Armech Africa Limited would lead in the construction of the Accra Integrated Waste Management System to receive all the waste generated daily in Accra and, after extracting valuable recyclable goods, convert the remaining waste to electricity for the national grid.
The contract also mandates Armech Africa to build six modern transfer stations around Accra to receive waste from independent upstream collectors and the main process plant, near Tema. `
The waste would then be transferred to the Tunnel Bio-Reactor using a containerisation transport model based on the logistics designed and built by Armech for Veolia in Sydney, Australia.
The contract was signed by Mr C. K. Bonbieu, the Chief Director Ministry of Local Government and Rural Development, on behalf of the sector Minister; Mr Collins Dauda; and Mr Rex Michau, the Chief Executive Officer of Armech Africa, and was witnessed by Mr Andrew Quainoo, the Director, Armech Africa.
The other signatories are: Mr Alfred Okoe Vanderpuije, Accra Metropolitan Assembly; Mr Isaac Ashai Odamtten, Tema Metropolitan Assembly; Mr John Kwao Sackey, Ga East Municipal Assembly; Mr Jerry Akwei Thompson, Ga South Municipal Assembly; Ms Rita Odoley Sowah, La Dade Kotopon Municipal Assembly; and Mr Adams Nuhu, Awutu Senya East Municipal Assembly.
Armech Africa is a Joint Venture between a Ghanaian Company; Doxa Worldwide and the Armech Group from New Zealand, in association with Clarke Energy (GE) from the United Kingdom.
The project would also process up to a massive 3000 MT of Accra’s waste into a credible 57 MW of electricity.
This comprises the handling of four million people’s household waste.
Mr Dauda said the project served as major breakthrough for Accra’s waste management problem, stressing that it would be expanded to other cities to solve much of Ghana’s waste problem that was created by population growth and the lack of downstream waste management.
Speaking to the Ghana News Agency after the ceremony, Mr Quainoo explained that Armech Africa had exclusive rights in Africa to the patented Tunnel Bio-Reactor, an innovative but simple adaption to the existing technology, which converted organic waste into electricity through Anaerobic Digestion.
He said: “The Tunnel Bio-Reactor is a modularised above-ground landfill which transforms outdated waste management by doing away with landfills and creating the cleanest bio-energy from waste.
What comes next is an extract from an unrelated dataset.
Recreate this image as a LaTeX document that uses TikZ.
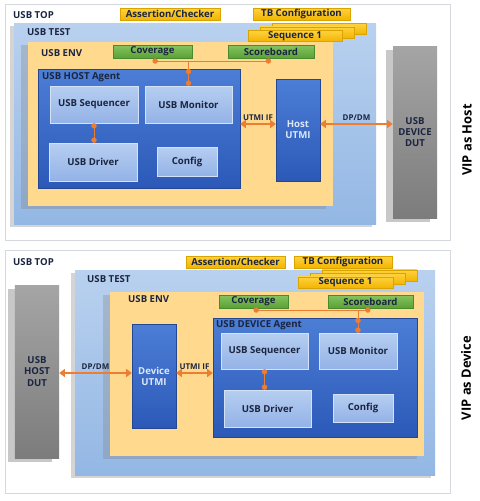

“The Tunnel Bio-Reactor is classified as ideal for Ghana and Africa; it is rapid-build, mobile, easily-scaled, simple to maintain and operate, and long outlasts landfills”.
He said one recycling plant and tunnel bio-reactor could replace 10 landfills over a 50-year period.
The Tunnel Bio-reactor would be built, shipped and installed by Armech’s long-term business partner, Singamas – the world’s second largest container manufacturer.
He said it comprised rows of ship-container shells joined together and stacked on top of each other. The tunnels have sealable doors on each end and rails on the floors onto which bins are filled with macerated organic waste and then rolled, as rolling-stock, into the tunnels.
The tunnels are then sealed, and 100 per cent of the gas is extracted over a 45-day process through a simple methane gas draw-off pipeline with valves.
Mr Quainoo commended the Chief of Staff, Mr Julius Debrah, and Mr Okoe Vanderpuije, as well as Officials of the Ministry of Local Government for their commitment to the project.